§ **Given exercise**: Below are the records; reproduce all of them exactly but without any images.

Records
[Begin]

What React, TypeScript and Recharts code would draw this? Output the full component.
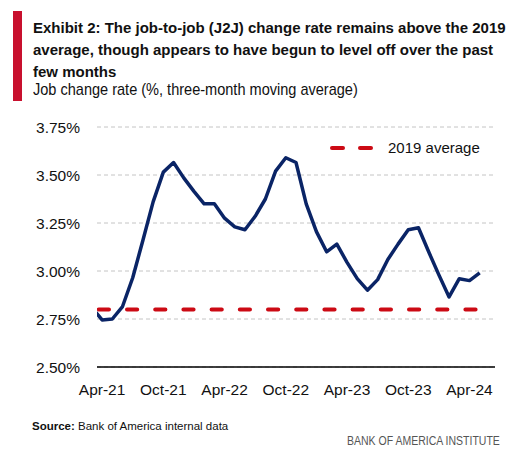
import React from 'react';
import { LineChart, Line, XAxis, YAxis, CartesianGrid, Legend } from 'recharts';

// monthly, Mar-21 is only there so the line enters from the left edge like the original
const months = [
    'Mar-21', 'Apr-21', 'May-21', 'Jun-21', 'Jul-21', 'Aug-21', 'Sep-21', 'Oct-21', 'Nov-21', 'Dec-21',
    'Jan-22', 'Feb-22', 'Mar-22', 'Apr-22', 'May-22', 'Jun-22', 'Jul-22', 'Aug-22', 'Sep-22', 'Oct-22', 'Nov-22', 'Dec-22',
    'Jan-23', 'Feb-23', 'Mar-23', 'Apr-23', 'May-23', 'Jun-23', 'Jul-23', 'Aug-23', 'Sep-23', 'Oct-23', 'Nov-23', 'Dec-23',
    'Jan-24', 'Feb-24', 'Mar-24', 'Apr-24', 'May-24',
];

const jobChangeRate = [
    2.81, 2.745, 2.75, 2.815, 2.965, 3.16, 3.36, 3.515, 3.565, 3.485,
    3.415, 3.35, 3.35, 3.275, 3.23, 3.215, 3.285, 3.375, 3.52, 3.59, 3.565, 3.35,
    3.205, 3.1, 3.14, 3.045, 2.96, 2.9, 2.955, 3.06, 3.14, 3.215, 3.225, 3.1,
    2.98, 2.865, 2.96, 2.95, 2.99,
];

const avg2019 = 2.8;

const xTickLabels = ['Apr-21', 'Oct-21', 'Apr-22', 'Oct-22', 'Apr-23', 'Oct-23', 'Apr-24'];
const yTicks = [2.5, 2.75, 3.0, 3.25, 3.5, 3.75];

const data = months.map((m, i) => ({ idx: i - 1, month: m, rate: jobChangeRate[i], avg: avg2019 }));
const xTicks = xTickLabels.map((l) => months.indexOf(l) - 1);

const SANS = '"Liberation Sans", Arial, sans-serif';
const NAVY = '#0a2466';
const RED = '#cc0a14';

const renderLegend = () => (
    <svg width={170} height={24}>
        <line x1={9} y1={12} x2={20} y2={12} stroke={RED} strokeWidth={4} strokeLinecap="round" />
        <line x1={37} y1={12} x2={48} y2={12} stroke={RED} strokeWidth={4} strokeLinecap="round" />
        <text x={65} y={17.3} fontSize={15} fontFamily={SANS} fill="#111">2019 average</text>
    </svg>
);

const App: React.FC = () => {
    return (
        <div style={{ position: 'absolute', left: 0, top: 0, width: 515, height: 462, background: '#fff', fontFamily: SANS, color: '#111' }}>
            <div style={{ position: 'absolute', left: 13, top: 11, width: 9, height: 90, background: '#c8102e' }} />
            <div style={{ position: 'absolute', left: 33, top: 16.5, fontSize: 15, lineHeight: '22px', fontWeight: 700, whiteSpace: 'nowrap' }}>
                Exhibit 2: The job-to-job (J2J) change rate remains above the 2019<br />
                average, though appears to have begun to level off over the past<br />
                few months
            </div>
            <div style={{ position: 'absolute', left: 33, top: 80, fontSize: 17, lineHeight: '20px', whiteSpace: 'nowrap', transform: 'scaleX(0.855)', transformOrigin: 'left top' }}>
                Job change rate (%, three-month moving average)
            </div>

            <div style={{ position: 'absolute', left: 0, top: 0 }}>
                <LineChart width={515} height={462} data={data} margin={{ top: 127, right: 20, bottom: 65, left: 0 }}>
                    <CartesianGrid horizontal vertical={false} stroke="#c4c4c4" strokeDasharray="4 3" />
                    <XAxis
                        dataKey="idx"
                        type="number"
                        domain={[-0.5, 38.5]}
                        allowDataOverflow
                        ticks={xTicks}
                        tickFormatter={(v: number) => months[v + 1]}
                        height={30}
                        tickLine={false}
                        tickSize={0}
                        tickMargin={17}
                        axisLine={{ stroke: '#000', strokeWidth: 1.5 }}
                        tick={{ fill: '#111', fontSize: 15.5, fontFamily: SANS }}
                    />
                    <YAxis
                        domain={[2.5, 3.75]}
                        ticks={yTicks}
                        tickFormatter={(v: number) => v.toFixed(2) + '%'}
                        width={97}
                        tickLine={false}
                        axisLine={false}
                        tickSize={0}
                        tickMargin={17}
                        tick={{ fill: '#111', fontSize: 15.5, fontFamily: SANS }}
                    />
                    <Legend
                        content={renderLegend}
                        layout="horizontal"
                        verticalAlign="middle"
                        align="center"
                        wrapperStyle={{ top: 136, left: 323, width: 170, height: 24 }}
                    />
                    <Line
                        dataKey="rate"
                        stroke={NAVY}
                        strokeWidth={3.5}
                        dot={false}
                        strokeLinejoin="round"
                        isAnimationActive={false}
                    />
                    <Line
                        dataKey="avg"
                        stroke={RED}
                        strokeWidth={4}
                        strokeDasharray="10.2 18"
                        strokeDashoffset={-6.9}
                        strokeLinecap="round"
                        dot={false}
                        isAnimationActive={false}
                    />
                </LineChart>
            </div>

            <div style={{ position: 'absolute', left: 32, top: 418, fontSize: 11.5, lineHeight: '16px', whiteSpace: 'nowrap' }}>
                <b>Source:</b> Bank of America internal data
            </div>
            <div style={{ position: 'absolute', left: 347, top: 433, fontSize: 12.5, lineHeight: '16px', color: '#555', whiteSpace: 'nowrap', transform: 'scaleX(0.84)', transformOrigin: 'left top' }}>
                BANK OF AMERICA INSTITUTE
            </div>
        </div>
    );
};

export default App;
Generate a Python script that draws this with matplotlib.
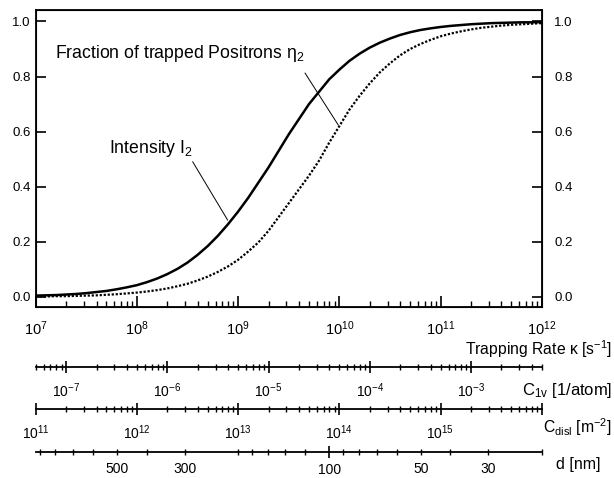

[End]

§ **Exercise result**:
What React, TypeScript and Recharts code would draw this? Output the full component.
import React from 'react';
import { LineChart, Line, XAxis, YAxis, CartesianGrid, Legend } from 'recharts';

// monthly, Mar-21 is only there so the line enters from the left edge like the original
const months = [
    'Mar-21', 'Apr-21', 'May-21', 'Jun-21', 'Jul-21', 'Aug-21', 'Sep-21', 'Oct-21', 'Nov-21', 'Dec-21',
    'Jan-22', 'Feb-22', 'Mar-22', 'Apr-22', 'May-22', 'Jun-22', 'Jul-22', 'Aug-22', 'Sep-22', 'Oct-22', 'Nov-22', 'Dec-22',
    'Jan-23', 'Feb-23', 'Mar-23', 'Apr-23', 'May-23', 'Jun-23', 'Jul-23', 'Aug-23', 'Sep-23', 'Oct-23', 'Nov-23', 'Dec-23',
    'Jan-24', 'Feb-24', 'Mar-24', 'Apr-24', 'May-24',
];

const jobChangeRate = [
    2.81, 2.745, 2.75, 2.815, 2.965, 3.16, 3.36, 3.515, 3.565, 3.485,
    3.415, 3.35, 3.35, 3.275, 3.23, 3.215, 3.285, 3.375, 3.52, 3.59, 3.565, 3.35,
    3.205, 3.1, 3.14, 3.045, 2.96, 2.9, 2.955, 3.06, 3.14, 3.215, 3.225, 3.1,
    2.98, 2.865, 2.96, 2.95, 2.99,
];

const avg2019 = 2.8;

const xTickLabels = ['Apr-21', 'Oct-21', 'Apr-22', 'Oct-22', 'Apr-23', 'Oct-23', 'Apr-24'];
const yTicks = [2.5, 2.75, 3.0, 3.25, 3.5, 3.75];

const data = months.map((m, i) => ({ idx: i - 1, month: m, rate: jobChangeRate[i], avg: avg2019 }));
const xTicks = xTickLabels.map((l) => months.indexOf(l) - 1);

const SANS = '"Liberation Sans", Arial, sans-serif';
const NAVY = '#0a2466';
const RED = '#cc0a14';

const renderLegend = () => (
    <svg width={170} height={24}>
        <line x1={9} y1={12} x2={20} y2={12} stroke={RED} strokeWidth={4} strokeLinecap="round" />
        <line x1={37} y1={12} x2={48} y2={12} stroke={RED} strokeWidth={4} strokeLinecap="round" />
        <text x={65} y={17.3} fontSize={15} fontFamily={SANS} fill="#111">2019 average</text>
    </svg>
);

const App: React.FC = () => {
    return (
        <div style={{ position: 'absolute', left: 0, top: 0, width: 515, height: 462, background: '#fff', fontFamily: SANS, color: '#111' }}>
            <div style={{ position: 'absolute', left: 13, top: 11, width: 9, height: 90, background: '#c8102e' }} />
            <div style={{ position: 'absolute', left: 33, top: 16.5, fontSize: 15, lineHeight: '22px', fontWeight: 700, whiteSpace: 'nowrap' }}>
                Exhibit 2: The job-to-job (J2J) change rate remains above the 2019<br />
                average, though appears to have begun to level off over the past<br />
                few months
            </div>
            <div style={{ position: 'absolute', left: 33, top: 80, fontSize: 17, lineHeight: '20px', whiteSpace: 'nowrap', transform: 'scaleX(0.855)', transformOrigin: 'left top' }}>
                Job change rate (%, three-month moving average)
            </div>

            <div style={{ position: 'absolute', left: 0, top: 0 }}>
                <LineChart width={515} height={462} data={data} margin={{ top: 127, right: 20, bottom: 65, left: 0 }}>
                    <CartesianGrid horizontal vertical={false} stroke="#c4c4c4" strokeDasharray="4 3" />
                    <XAxis
                        dataKey="idx"
                        type="number"
                        domain={[-0.5, 38.5]}
                        allowDataOverflow
                        ticks={xTicks}
                        tickFormatter={(v: number) => months[v + 1]}
                        height={30}
                        tickLine={false}
                        tickSize={0}
                        tickMargin={17}
                        axisLine={{ stroke: '#000', strokeWidth: 1.5 }}
                        tick={{ fill: '#111', fontSize: 15.5, fontFamily: SANS }}
                    />
                    <YAxis
                        domain={[2.5, 3.75]}
                        ticks={yTicks}
                        tickFormatter={(v: number) => v.toFixed(2) + '%'}
                        width={97}
                        tickLine={false}
                        axisLine={false}
                        tickSize={0}
                        tickMargin={17}
                        tick={{ fill: '#111', fontSize: 15.5, fontFamily: SANS }}
                    />
                    <Legend
                        content={renderLegend}
                        layout="horizontal"
                        verticalAlign="middle"
                        align="center"
                        wrapperStyle={{ top: 136, left: 323, width: 170, height: 24 }}
                    />
                    <Line
                        dataKey="rate"
                        stroke={NAVY}
                        strokeWidth={3.5}
                        dot={false}
                        strokeLinejoin="round"
                        isAnimationActive={false}
                    />
                    <Line
                        dataKey="avg"
                        stroke={RED}
                        strokeWidth={4}
                        strokeDasharray="10.2 18"
                        strokeDashoffset={-6.9}
                        strokeLinecap="round"
                        dot={false}
                        isAnimationActive={false}
                    />
                </LineChart>
            </div>

            <div style={{ position: 'absolute', left: 32, top: 418, fontSize: 11.5, lineHeight: '16px', whiteSpace: 'nowrap' }}>
                <b>Source:</b> Bank of America internal data
            </div>
            <div style={{ position: 'absolute', left: 347, top: 433, fontSize: 12.5, lineHeight: '16px', color: '#555', whiteSpace: 'nowrap', transform: 'scaleX(0.84)', transformOrigin: 'left top' }}>
                BANK OF AMERICA INSTITUTE
            </div>
        </div>
    );
};

export default App;
Generate a Python script that draws this with matplotlib.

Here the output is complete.